Stated task
Which lines fall between the line holding "Write a component" and the line holding "import * as echarts from 'echarts';", inclusive? Retype them exactly, without the pictures, and add nothing else.

Records to process
....

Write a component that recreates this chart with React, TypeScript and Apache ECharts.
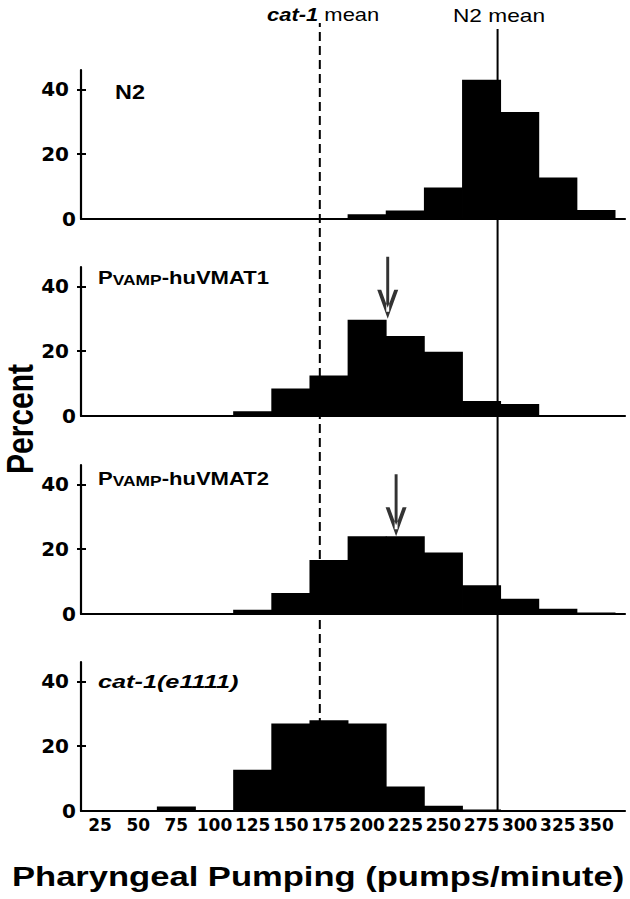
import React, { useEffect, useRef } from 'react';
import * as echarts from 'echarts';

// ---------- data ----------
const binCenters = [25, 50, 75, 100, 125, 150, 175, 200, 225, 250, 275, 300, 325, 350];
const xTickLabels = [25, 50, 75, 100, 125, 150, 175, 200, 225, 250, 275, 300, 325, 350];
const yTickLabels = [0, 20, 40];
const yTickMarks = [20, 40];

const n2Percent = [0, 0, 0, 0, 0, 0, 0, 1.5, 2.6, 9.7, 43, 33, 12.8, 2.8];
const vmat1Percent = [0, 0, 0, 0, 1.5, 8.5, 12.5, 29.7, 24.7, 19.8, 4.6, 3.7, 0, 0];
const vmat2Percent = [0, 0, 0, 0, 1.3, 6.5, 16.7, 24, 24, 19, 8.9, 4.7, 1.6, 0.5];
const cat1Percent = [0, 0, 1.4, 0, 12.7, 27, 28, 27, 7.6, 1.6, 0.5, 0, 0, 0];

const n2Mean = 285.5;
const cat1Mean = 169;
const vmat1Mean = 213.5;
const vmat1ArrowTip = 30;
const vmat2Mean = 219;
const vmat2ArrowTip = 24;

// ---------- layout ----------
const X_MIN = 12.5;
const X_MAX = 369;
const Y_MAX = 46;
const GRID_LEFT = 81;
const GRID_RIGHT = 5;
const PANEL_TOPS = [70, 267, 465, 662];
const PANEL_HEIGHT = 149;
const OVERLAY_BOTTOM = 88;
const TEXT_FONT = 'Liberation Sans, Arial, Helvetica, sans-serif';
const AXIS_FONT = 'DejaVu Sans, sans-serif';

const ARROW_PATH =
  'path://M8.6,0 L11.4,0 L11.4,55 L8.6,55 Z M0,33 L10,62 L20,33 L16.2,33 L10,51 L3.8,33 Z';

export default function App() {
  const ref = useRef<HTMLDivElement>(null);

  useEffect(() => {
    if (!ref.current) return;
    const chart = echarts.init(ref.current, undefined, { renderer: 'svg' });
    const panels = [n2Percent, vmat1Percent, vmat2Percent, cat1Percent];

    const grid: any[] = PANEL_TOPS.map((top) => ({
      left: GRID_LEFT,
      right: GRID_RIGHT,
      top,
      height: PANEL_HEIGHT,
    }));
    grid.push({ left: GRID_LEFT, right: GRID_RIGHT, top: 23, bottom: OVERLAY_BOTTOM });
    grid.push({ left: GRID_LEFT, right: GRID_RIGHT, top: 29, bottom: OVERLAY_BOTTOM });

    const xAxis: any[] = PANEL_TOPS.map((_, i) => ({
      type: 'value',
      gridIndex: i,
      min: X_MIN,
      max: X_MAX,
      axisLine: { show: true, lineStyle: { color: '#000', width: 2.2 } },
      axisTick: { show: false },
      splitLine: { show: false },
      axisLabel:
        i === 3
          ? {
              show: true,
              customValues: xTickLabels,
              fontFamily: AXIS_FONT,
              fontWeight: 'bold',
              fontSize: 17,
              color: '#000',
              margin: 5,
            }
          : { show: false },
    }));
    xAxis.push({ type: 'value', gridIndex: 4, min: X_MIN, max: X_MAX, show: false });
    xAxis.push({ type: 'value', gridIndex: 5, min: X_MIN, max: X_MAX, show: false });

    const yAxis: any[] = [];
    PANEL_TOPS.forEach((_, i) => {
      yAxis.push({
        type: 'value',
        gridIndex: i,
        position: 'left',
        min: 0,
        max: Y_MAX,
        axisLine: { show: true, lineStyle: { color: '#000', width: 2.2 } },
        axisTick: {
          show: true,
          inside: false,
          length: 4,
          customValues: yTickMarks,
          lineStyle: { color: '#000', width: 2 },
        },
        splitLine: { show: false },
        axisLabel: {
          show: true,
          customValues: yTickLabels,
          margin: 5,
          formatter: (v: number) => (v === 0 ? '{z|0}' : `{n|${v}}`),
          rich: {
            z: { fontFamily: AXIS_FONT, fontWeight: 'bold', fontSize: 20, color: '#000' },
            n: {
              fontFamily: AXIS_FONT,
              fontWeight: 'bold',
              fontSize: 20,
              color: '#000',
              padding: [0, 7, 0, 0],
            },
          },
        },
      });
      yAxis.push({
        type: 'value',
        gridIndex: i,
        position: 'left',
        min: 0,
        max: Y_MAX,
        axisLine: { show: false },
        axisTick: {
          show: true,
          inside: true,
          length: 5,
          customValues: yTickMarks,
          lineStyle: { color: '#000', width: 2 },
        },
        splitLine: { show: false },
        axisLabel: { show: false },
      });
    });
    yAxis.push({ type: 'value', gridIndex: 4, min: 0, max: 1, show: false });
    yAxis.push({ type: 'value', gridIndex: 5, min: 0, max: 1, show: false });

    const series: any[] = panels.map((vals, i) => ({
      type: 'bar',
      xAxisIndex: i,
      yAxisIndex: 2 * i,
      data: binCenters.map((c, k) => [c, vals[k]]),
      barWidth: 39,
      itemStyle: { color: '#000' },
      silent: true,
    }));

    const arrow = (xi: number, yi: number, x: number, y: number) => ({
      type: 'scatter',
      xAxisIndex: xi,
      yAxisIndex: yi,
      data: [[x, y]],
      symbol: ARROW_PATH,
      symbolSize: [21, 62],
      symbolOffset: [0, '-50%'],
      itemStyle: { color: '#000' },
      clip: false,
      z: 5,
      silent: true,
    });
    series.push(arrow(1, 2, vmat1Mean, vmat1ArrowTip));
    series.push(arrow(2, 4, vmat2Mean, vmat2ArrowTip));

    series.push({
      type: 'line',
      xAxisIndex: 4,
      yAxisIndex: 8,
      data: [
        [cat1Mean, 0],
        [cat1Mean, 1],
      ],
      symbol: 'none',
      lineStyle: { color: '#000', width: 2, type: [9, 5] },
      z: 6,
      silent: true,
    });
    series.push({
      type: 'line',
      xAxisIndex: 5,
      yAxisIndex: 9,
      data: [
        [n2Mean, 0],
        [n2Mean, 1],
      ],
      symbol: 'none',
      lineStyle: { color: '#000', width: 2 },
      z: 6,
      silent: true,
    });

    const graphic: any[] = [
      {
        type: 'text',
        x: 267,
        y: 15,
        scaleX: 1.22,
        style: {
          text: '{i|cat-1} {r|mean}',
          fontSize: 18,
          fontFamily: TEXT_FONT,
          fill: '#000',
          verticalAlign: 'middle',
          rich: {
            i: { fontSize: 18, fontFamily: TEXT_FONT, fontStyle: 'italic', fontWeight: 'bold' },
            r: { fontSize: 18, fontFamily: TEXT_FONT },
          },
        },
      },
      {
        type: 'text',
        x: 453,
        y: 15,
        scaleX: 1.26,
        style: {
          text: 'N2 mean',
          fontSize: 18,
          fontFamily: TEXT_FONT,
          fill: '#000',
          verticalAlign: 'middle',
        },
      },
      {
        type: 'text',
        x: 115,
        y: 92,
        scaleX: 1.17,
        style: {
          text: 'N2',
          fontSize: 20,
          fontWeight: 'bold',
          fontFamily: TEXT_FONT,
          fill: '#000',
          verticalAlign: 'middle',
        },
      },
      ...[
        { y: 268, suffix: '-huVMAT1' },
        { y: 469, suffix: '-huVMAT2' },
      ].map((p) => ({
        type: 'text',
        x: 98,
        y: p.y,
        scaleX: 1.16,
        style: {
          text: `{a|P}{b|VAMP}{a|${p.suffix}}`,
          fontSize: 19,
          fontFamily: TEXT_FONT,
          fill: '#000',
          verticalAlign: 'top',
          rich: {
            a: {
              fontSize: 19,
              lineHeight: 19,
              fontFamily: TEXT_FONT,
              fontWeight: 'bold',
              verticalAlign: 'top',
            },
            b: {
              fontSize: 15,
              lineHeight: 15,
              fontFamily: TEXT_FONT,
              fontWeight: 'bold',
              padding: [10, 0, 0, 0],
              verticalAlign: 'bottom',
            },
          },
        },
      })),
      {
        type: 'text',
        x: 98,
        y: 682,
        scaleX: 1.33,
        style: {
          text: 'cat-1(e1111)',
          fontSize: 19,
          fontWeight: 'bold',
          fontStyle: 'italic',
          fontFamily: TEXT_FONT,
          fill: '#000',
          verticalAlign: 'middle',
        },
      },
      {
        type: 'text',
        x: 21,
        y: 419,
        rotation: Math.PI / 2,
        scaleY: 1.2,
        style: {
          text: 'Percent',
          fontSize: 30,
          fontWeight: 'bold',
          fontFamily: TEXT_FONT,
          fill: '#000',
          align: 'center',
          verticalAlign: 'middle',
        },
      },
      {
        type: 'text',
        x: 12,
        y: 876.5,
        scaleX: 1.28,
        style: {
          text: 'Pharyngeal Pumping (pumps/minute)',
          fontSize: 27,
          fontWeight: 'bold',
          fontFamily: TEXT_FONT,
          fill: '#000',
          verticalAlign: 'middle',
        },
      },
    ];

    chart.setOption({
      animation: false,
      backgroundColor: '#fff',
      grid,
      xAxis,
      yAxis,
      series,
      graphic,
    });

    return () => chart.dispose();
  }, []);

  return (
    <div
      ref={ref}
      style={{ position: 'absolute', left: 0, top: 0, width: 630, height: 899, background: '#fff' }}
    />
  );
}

....

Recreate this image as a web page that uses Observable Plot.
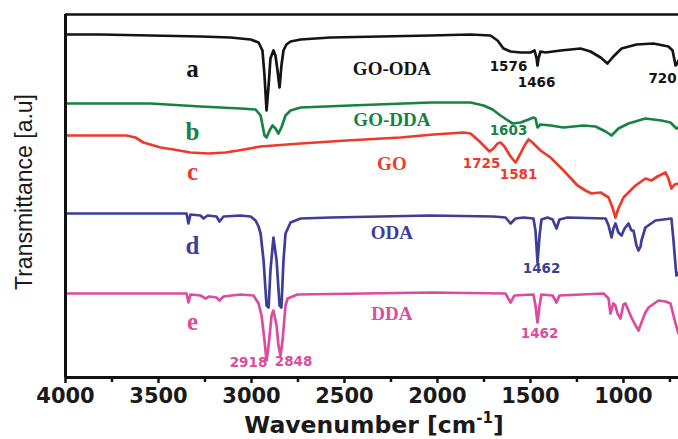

....

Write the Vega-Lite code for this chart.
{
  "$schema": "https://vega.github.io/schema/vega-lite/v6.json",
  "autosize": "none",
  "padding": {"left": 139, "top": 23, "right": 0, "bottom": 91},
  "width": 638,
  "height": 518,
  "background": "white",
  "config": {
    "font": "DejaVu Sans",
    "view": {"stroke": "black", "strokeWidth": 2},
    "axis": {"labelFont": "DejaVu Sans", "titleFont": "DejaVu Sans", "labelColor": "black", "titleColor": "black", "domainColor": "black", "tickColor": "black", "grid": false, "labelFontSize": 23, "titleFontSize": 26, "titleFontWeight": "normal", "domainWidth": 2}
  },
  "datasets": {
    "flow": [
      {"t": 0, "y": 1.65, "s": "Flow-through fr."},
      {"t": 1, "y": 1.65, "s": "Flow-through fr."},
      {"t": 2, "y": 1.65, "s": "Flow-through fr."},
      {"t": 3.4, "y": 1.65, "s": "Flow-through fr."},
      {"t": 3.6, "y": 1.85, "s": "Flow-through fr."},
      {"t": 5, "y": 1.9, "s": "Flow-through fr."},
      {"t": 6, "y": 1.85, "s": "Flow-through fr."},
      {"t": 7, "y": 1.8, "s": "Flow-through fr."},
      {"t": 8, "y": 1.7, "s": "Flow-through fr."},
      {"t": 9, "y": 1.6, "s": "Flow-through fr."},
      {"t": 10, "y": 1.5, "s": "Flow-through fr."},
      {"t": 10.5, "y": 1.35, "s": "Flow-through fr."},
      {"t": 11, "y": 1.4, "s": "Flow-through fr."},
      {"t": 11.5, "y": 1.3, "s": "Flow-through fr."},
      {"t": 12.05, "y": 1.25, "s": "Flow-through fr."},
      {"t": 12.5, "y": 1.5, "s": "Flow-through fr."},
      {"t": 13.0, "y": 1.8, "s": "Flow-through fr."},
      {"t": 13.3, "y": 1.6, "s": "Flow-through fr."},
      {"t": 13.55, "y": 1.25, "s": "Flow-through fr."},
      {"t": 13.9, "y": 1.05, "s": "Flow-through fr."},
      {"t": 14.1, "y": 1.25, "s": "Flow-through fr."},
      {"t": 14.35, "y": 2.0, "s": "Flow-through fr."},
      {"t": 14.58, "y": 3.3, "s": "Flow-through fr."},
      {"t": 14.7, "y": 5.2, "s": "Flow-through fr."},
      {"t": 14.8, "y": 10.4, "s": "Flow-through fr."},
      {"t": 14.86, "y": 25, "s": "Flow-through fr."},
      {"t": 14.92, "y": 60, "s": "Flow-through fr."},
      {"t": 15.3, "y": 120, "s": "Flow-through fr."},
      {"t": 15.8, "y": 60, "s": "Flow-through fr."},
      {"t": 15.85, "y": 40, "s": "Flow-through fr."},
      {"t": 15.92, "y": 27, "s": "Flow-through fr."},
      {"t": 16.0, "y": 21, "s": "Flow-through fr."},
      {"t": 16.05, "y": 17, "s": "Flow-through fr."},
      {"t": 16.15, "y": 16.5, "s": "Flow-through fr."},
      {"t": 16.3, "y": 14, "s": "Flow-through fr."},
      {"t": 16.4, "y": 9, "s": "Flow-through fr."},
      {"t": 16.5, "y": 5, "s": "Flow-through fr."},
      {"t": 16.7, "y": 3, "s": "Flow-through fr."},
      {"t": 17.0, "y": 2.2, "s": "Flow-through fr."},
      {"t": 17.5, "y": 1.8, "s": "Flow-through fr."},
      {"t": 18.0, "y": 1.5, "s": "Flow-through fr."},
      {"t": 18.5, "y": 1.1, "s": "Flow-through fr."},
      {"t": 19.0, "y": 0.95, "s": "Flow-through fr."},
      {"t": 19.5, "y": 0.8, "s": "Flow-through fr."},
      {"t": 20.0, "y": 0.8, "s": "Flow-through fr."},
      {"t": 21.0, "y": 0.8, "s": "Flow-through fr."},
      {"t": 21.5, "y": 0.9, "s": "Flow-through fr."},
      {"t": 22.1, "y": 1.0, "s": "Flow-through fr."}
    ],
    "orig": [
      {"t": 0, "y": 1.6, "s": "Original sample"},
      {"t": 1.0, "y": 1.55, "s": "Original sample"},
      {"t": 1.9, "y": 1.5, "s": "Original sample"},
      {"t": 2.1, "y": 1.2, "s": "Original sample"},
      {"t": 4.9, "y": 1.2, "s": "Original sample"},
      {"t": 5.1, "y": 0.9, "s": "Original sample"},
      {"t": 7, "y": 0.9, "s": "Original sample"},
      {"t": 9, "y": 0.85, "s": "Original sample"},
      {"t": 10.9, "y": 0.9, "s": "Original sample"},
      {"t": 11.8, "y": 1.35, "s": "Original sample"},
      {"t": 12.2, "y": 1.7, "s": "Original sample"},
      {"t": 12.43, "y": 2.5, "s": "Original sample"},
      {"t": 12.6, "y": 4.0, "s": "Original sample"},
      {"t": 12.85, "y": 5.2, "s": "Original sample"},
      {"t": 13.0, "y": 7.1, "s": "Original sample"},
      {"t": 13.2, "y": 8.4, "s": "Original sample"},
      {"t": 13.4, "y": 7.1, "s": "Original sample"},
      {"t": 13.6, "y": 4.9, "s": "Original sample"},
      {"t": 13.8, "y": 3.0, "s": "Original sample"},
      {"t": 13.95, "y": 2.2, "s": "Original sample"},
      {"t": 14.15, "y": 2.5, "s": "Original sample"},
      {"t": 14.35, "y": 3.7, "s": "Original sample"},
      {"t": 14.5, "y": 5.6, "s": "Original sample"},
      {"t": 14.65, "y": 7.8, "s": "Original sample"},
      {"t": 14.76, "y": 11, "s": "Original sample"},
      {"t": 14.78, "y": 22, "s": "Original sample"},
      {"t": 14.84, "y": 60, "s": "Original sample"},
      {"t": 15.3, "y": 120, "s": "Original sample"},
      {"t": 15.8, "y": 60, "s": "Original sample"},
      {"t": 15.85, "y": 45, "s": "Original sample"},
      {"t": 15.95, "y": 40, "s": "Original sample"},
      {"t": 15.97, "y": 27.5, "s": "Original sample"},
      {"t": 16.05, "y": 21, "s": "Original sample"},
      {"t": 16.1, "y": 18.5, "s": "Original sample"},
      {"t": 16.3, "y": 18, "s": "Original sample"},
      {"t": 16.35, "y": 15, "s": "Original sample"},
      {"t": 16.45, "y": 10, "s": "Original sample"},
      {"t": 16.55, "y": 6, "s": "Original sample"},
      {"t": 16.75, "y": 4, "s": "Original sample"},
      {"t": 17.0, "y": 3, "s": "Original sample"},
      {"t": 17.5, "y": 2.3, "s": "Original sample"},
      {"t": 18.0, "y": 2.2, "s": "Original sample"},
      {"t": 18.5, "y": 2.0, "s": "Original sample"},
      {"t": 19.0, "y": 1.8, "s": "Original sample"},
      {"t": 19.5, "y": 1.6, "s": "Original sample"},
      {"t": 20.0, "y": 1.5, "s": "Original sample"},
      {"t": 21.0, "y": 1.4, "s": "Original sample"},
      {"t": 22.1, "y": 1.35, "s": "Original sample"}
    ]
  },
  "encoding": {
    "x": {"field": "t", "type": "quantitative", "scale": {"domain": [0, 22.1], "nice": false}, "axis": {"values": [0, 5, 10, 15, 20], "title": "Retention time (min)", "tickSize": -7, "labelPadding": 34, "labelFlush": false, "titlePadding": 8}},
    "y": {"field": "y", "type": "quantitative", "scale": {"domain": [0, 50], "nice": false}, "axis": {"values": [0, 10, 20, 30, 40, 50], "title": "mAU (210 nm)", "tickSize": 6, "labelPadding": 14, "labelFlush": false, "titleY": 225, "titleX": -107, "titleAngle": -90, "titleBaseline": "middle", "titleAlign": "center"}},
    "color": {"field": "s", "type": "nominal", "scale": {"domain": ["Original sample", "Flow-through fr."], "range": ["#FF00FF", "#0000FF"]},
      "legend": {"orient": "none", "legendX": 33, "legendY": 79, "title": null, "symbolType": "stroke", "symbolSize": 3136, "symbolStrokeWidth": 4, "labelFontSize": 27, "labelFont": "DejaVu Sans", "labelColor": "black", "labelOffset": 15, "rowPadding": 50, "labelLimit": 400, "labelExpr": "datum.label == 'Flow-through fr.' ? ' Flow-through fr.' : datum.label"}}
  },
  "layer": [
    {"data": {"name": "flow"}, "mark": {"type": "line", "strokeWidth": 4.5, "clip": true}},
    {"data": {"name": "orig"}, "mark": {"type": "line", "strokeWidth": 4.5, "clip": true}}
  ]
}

....

Exercise solution
Write a component that recreates this chart with React, TypeScript and Apache ECharts.
import React, { useEffect, useRef } from 'react';
import * as echarts from 'echarts';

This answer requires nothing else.